Last week, Rodriguez created a political committee, bankrolled with $1 million from a national labor coalition, to oppose the very same idea.

It's not the interests of farmworkers that have changed; the UFW's about-face appears to have been a clumsy attempt at political blackmail.

In the final days of the legislative session, Gov. Arnold Schwarzenegger again insisted that he would sign a package of bills addressing the state's critical water needs only if it included a bond issue that would finance construction of dams or a canal to move water from north to south.

At the time the governor reiterated his ultimatum, a bill was sitting on his desk designed to make it easier for unions to organize farmworkers. The UFW would no longer have to win secret-ballot elections to represent workers; it could simply collect signed cards from a majority of employees at a particular ranch.

Schwarzenegger has vetoed similar bills three times, so this time the UFW opted for a new tactic -- a veiled threat that unless the governor signed SB 789, the union would oppose the water bond he wanted.

The linkage was convoluted at best. "Before considering any state water deal, lawmakers and the governor must ensure that farmworkers have access to clean, cool drinking water and shade," state Democratic Party Chairman John Burton wrote in a note suggesting UFW supporters lobby the governor. " ... [T]he only recourse for farmworkers to protect themselves would be through the collective bargaining process as provided for in SB 789."

The UFW's bill dovetailed with the national labor movement's top priority -- legislation to create a similar "card-check" mechanism on the federal level. Unions consider the change vital to offset rules that enable employers to stall elections and intimidate workers. A card-check law for California farmworkers might help propel the national bill, which is why Change to Win, a six-union coalition led by the Service Employees International Union, donated $1 million to fund the UFW's anti-water-bond campaign.

The move backfired. One of the governor's top advisors denounced it as an "intimidation tactic," and Schwarzenegger plucked the UFW bill from the stack of pending laws and vetoed it.

That left the UFW trying to justify a position at odds with its historic support for water bonds, which Rodriguez once hailed as "good for both growers and farmworkers." Last week, the union's organizing director offered this remarkable rationale for the union's opposition to water bonds: If more water is available for agriculture, UFW Vice President Armando Elenes wrote in a note to a longtime UFW supporter who then posted it on an Internet listserv, the growers will "continue abusing the workers and the jobs that will be created will not be good jobs."

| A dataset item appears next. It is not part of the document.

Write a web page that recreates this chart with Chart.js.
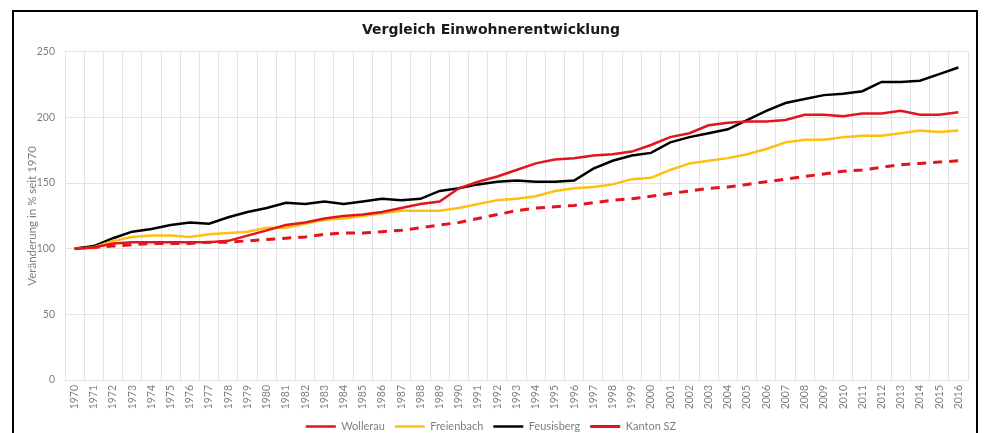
<!DOCTYPE html>
<html>
<head>
<meta charset="utf-8">
<script src="https://cdn.jsdelivr.net/npm/chart.js@4"></script>
<style>
  html, body { margin: 0; padding: 0; background: #fff; overflow: hidden; }
  #frame {
    position: absolute; left: 12px; top: 10px;
    width: 966px; height: 440px;
    border: 2px solid #000; box-sizing: border-box;
  }
  #chart { position: absolute; left: 14px; top: 12px; }
</style>
</head>
<body>
<div id="frame"></div>
<canvas id="chart" width="964" height="430"></canvas>
<script>
// years on the x axis
const years = [];
for (let y = 1970; y <= 2016; y++) years.push(String(y));

// population index, 1970 = 100
const wollerau = [100, 101, 104, 105, 105, 105, 105, 105, 106, 110,
  114, 118, 120, 123, 125, 126, 128, 131, 134, 136,
  146, 151, 155, 160, 165, 168, 169, 171, 172, 174,
  179, 185, 188, 194, 196, 197, 197, 198, 202, 202,
  201, 203, 203, 205, 202, 202, 204];
const freienbach = [100, 101, 106, 109, 110, 110, 109, 111, 112, 113,
  116, 116, 119, 122, 123, 125, 127, 129, 129, 129,
  131, 134, 137, 138, 140, 144, 146, 147, 149, 153,
  154, 160, 165, 167, 169, 172, 176, 181, 183, 183,
  185, 186, 186, 188, 190, 189, 190];
const feusisberg = [100, 102, 108, 113, 115, 118, 120, 119, 124, 128,
  131, 135, 134, 136, 134, 136, 138, 137, 138, 144,
  146, 149, 151, 152, 151, 151, 152, 161, 167, 171,
  173, 181, 185, 188, 191, 198, 205, 211, 214, 217,
  218, 220, 227, 227, 228, 233, 238];
const kantonSZ = [100, 101, 102, 103, 104, 104, 104, 105, 105, 106,
  107, 108, 109, 111, 112, 112, 113, 114, 116, 118,
  120, 123, 126, 129, 131, 132, 133, 135, 137, 138,
  140, 142, 144, 146, 147, 149, 151, 153, 155, 157,
  159, 160, 162, 164, 165, 166, 167];

const yTicks = [0, 50, 100, 150, 200, 250];

const gray = "#7f7f7f";
const gridColor = "#e3e3e3";
const font = "Lato, 'Noto Sans', sans-serif";

function line(label, data, color, dash) {
  return {
    label: label,
    data: data,
    borderColor: color,
    backgroundColor: color,
    borderWidth: dash ? 3 : 2.5,
    borderDash: dash || [],
    pointRadius: 0,
    tension: 0,
    fill: false,
  };
}

new Chart(document.getElementById("chart"), {
  type: "line",
  data: {
    labels: years,
    datasets: [
      line("Wollerau", wollerau, "#e2141e"),
      line("Freienbach", freienbach, "#ffbf10"),
      line("Feusisberg", feusisberg, "#000000"),
      line("Kanton SZ", kantonSZ, "#e2141e", [9, 7]),
    ],
  },
  options: {
    responsive: false,
    animation: false,
    devicePixelRatio: 1,
    layout: { padding: { left: 0, right: 10, top: 0, bottom: 0 } },
    plugins: {
      title: {
        display: true,
        text: "Vergleich Einwohnerentwicklung",
        color: "#1a1a1a",
        font: { family: "'DejaVu Sans', sans-serif", size: 14, weight: "bold" },
        padding: { top: 10, bottom: 13 },
      },
      legend: {
        position: "bottom",
        labels: {
          color: gray,
          font: { family: font, size: 11 },
          usePointStyle: true,
          pointStyle: "line",
          pointStyleWidth: 30,
          padding: 10,
        },
      },
      tooltip: { enabled: false },
    },
    scales: {
      x: {
        offset: true,
        grid: { offset: true, color: gridColor, drawTicks: false },
        border: { color: gridColor },
        ticks: {
          color: gray,
          font: { family: font, size: 10.5 },
          minRotation: 90,
          maxRotation: 90,
          autoSkip: false,
          padding: 5,
        },
        afterFit: (scale) => { scale.height = 31; },
      },
      y: {
        min: yTicks[0],
        max: yTicks[yTicks.length - 1],
        afterBuildTicks: (scale) => {
          scale.ticks = yTicks.map((v) => ({ value: v }));
        },
        grid: { color: gridColor, drawTicks: false },
        border: { display: false },
        ticks: {
          color: gray,
          font: { family: font, size: 10.5 },
          padding: 10,
        },
        title: {
          display: true,
          text: "Veränderung in % seit 1970",
          color: gray,
          font: { family: font, size: 11.5 },
          padding: { top: 11, bottom: 0 },
        },
        afterFit: (scale) => { scale.width = 51; },
      },
    },
  },
});
</script>
</body>
</html>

That no se puede attitude shouldn't come as a surprise to leaders of Change to Win, formed in 2005 with the promise that the new collaboration would increase union membership. One of the coalition's first ventures was a million-dollar organizing campaign in the San Joaquin Valley vineyards, an attempt to revitalize the UFW and turn around a legacy of neglect in the fields. The large unions in Change to Win poured in people and dollars to help their tiny partner, but the campaign failed. The UFW could not repair decades of mistrust in a few short weeks, and a majority of workers at a large vineyard voted decisively against joining the union. In the three years since, workers have decertified the UFW at several of the remaining California workplaces where it has contracts, and the union represents only a tiny fraction of farmworkers in the state.

Those members' dues last year totaled just over $2.5 million, according to federal filings, and the UFW reports barely $100,000 in its long dormant political action committee. So the $1-million donation from Change to Win represents a significant windfall.

It's not a huge sum for Change to Win, but when SEIU President Andy Stern led the coalition's exodus from the AFL-CIO, he promised that Change to Win would focus on effective organizing. Stern is currently enmeshed in costly, divisive fights on several fronts: He is fighting the union representing his own employees; fighting the deposed leaders of a California healthcare local; fighting his former ally, the Hotel Employees and Restaurant Employees International Union, and fighting the Schwarzenegger administration over furloughs and budget cuts -- all at a time when the labor movement has an extraordinary opportunity to make national gains with a sympathetic administration and Congress.

Now that the water-bond-for-card-check gambit has failed, Stern might want to reconsider and redirect Change to Win's $1 million into a fight that actually benefits workers, rather than one aimed at eliminating their jobs. And the UFW might want to stop finding excuses and begin the difficult work necessary to take advantage of the 1975 law that makes California the only state where farmworkers have the right to union elections.